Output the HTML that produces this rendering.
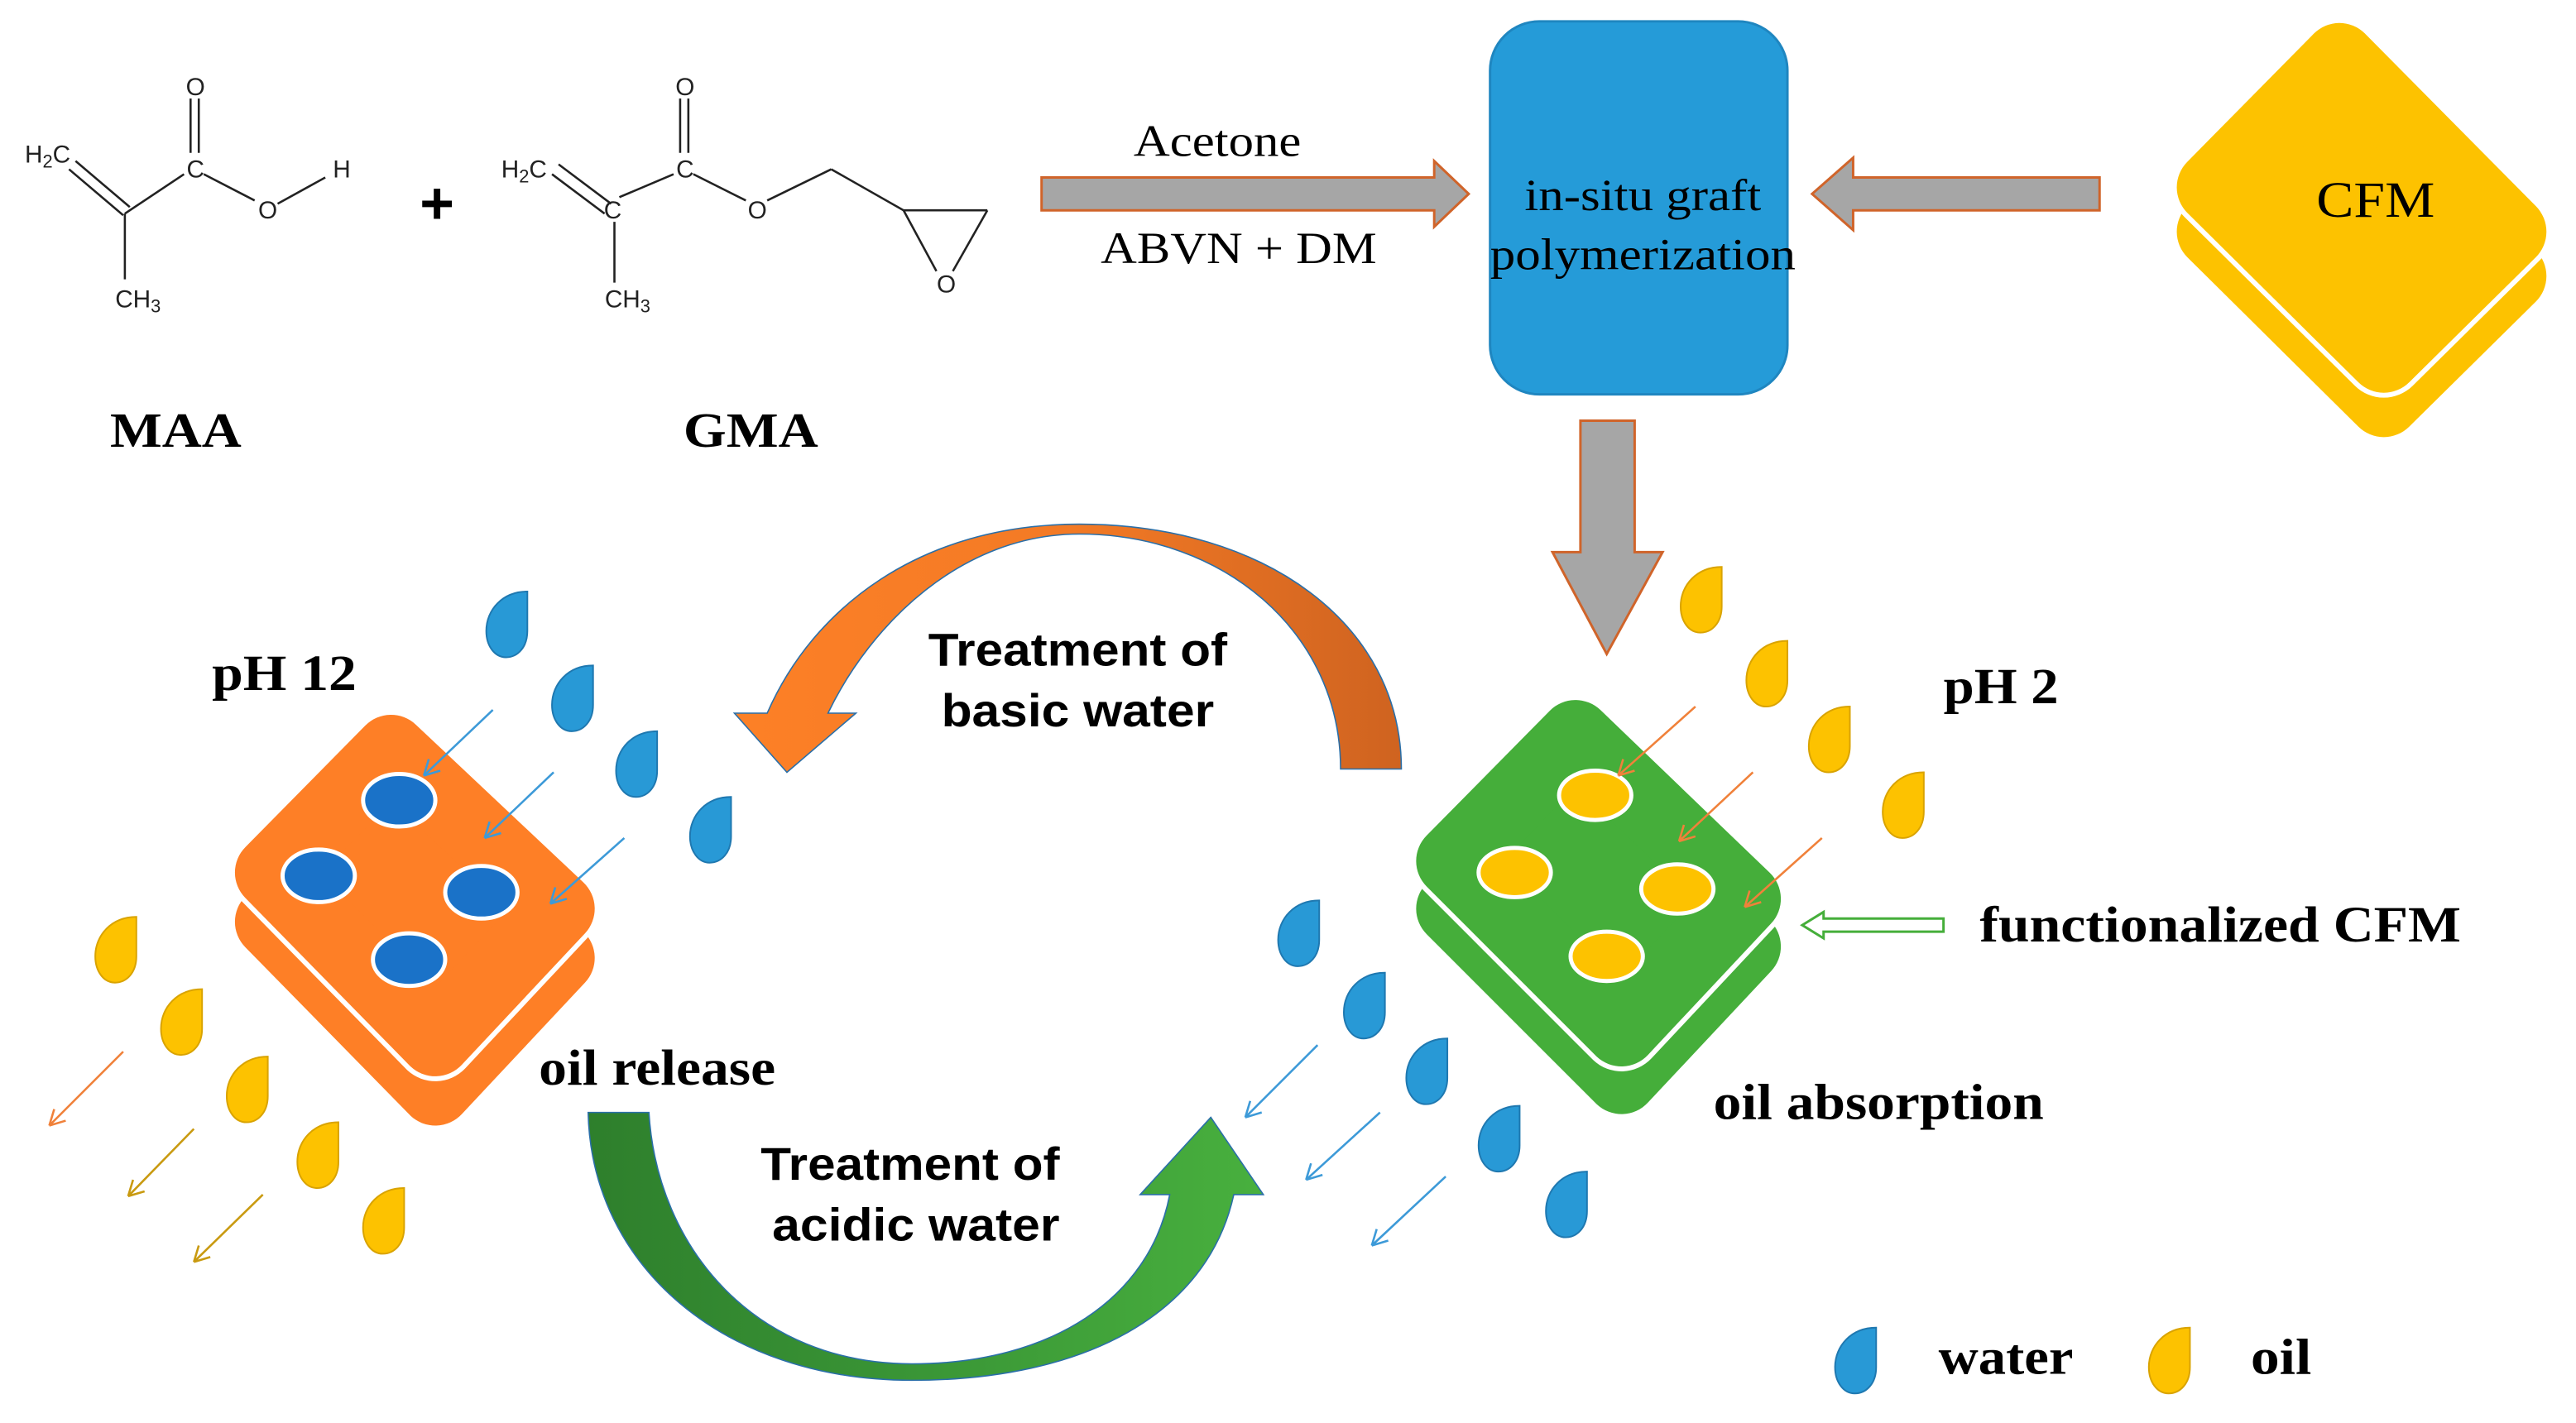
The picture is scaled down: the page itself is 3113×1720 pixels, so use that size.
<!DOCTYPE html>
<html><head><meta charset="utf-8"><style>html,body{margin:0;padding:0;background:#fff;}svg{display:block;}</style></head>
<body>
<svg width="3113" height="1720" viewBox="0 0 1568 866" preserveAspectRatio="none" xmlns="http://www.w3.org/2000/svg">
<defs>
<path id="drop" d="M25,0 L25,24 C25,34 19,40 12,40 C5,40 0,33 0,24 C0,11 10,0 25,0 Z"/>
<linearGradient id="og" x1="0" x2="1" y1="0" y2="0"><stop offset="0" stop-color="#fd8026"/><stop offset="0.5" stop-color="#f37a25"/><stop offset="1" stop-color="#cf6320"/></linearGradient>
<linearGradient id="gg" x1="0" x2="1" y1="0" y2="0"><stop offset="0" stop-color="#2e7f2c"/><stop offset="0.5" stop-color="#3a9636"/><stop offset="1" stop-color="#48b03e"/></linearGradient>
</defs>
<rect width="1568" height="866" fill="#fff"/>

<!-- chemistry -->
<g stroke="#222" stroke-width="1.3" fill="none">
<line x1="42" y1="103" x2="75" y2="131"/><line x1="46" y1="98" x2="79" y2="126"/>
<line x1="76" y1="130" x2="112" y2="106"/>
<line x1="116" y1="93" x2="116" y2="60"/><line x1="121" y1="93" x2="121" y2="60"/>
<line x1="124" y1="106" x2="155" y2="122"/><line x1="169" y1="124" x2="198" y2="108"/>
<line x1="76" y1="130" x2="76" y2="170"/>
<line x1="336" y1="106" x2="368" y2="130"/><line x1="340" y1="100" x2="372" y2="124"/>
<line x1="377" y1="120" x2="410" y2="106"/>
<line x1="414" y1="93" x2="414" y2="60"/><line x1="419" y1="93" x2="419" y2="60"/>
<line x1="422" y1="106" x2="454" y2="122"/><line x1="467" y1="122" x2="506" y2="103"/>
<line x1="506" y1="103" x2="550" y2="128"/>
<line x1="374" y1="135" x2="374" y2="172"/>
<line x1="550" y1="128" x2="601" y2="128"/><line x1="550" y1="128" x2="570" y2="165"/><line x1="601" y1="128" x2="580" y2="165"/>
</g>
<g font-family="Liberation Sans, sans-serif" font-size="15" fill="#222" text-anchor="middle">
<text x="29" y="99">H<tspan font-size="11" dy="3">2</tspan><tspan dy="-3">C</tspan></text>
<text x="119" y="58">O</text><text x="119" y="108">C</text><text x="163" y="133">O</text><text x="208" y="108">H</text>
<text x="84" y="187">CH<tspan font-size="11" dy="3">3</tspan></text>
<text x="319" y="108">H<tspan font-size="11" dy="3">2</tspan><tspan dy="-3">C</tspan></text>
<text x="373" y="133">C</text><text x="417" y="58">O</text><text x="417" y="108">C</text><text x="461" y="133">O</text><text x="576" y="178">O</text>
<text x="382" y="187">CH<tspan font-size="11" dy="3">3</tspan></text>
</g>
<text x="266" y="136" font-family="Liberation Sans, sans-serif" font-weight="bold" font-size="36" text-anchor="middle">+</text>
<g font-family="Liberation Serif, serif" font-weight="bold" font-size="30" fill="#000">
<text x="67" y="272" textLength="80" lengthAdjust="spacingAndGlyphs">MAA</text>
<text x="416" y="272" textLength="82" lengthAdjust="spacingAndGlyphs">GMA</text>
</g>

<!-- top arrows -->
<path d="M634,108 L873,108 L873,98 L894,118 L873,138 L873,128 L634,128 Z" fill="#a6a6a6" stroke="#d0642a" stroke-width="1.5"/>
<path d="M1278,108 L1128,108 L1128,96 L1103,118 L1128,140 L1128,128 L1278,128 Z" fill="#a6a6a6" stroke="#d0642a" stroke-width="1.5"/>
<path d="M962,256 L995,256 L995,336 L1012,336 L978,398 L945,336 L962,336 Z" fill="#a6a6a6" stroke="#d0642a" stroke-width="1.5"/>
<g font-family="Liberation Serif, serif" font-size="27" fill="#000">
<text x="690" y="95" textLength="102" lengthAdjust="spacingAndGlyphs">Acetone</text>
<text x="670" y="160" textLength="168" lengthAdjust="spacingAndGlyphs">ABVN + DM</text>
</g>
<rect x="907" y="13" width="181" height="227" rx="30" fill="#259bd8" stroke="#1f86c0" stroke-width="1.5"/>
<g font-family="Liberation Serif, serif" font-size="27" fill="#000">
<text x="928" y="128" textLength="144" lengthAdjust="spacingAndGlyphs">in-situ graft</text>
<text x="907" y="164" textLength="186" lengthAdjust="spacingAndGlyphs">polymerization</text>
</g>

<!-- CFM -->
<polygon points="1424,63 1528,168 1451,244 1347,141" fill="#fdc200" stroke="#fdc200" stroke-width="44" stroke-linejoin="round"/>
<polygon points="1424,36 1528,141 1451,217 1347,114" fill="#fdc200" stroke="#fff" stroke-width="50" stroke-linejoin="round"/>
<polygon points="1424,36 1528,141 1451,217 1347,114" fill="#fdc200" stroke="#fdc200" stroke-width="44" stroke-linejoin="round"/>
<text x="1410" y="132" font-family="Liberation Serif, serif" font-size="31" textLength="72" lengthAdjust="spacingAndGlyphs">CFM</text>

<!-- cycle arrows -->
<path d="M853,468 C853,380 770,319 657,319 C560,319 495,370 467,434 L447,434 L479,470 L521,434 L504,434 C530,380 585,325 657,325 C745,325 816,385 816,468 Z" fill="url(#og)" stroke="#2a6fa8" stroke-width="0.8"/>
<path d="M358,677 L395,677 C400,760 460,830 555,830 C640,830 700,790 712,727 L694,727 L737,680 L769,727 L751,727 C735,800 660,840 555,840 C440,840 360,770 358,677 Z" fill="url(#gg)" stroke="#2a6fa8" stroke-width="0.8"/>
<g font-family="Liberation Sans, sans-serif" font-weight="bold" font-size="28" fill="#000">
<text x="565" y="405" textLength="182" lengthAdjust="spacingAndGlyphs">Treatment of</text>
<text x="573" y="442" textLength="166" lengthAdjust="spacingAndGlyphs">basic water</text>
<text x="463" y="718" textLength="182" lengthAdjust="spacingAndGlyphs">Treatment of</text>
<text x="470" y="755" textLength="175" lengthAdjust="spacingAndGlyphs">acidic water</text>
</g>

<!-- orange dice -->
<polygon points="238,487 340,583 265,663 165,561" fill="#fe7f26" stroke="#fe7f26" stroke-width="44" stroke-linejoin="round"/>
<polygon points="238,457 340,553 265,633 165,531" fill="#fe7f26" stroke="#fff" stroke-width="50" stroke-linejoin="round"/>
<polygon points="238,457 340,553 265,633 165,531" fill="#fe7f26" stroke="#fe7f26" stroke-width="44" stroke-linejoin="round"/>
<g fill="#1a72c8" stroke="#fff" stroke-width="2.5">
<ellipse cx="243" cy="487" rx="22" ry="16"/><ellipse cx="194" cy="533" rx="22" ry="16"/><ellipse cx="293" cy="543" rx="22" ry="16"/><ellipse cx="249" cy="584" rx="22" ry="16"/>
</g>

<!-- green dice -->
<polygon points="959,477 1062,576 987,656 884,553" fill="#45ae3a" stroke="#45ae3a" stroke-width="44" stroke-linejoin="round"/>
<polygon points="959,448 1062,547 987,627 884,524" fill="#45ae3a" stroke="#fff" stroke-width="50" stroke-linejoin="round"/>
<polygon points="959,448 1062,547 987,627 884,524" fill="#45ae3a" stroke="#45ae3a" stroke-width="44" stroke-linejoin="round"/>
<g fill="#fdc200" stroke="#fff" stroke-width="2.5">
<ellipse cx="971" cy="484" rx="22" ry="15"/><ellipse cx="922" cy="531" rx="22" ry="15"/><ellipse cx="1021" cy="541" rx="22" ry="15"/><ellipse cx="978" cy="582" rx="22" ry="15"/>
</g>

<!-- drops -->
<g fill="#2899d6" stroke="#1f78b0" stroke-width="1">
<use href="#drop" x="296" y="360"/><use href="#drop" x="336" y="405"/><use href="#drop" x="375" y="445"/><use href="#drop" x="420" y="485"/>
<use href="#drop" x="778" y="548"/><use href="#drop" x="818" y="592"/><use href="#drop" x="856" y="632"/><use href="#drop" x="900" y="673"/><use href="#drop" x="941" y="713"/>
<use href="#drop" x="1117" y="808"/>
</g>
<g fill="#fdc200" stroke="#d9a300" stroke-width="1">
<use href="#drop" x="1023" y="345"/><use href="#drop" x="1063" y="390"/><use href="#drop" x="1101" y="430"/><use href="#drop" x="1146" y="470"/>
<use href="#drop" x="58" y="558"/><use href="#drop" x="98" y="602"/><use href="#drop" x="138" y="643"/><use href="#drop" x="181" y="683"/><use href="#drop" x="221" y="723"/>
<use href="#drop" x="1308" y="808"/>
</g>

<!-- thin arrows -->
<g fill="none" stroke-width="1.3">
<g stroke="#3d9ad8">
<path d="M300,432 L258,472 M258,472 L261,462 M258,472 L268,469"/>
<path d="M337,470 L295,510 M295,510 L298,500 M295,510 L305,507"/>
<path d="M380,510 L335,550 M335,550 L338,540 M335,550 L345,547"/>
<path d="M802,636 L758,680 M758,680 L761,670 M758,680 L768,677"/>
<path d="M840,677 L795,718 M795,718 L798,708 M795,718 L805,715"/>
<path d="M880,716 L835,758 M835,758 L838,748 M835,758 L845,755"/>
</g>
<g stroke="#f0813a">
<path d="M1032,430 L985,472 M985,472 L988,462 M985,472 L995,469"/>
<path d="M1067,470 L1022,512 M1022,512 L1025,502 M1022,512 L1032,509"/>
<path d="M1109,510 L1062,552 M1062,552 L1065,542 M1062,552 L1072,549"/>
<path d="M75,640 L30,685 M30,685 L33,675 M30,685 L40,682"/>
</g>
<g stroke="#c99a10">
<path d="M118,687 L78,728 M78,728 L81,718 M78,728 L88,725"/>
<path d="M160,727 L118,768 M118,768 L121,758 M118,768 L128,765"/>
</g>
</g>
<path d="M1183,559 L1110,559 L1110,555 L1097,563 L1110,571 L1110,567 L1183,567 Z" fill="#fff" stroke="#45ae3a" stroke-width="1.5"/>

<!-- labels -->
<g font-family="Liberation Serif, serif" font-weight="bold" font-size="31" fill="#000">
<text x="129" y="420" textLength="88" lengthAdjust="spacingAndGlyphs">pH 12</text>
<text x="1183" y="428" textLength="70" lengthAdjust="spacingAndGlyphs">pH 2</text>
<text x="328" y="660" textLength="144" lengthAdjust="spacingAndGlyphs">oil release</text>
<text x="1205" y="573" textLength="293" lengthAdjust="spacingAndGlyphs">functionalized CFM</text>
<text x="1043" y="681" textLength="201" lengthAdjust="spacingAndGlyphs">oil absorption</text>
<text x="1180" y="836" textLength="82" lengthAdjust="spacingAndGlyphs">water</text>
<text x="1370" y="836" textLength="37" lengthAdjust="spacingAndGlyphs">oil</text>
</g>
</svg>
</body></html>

PROBLEM TO SOLVE → Copy out each line of the data containing the string "that".

EXERCISE OUTPUT →
Output the HTML that produces this rendering.
The picture is scaled down: the page itself is 3113×1720 pixels, so use that size.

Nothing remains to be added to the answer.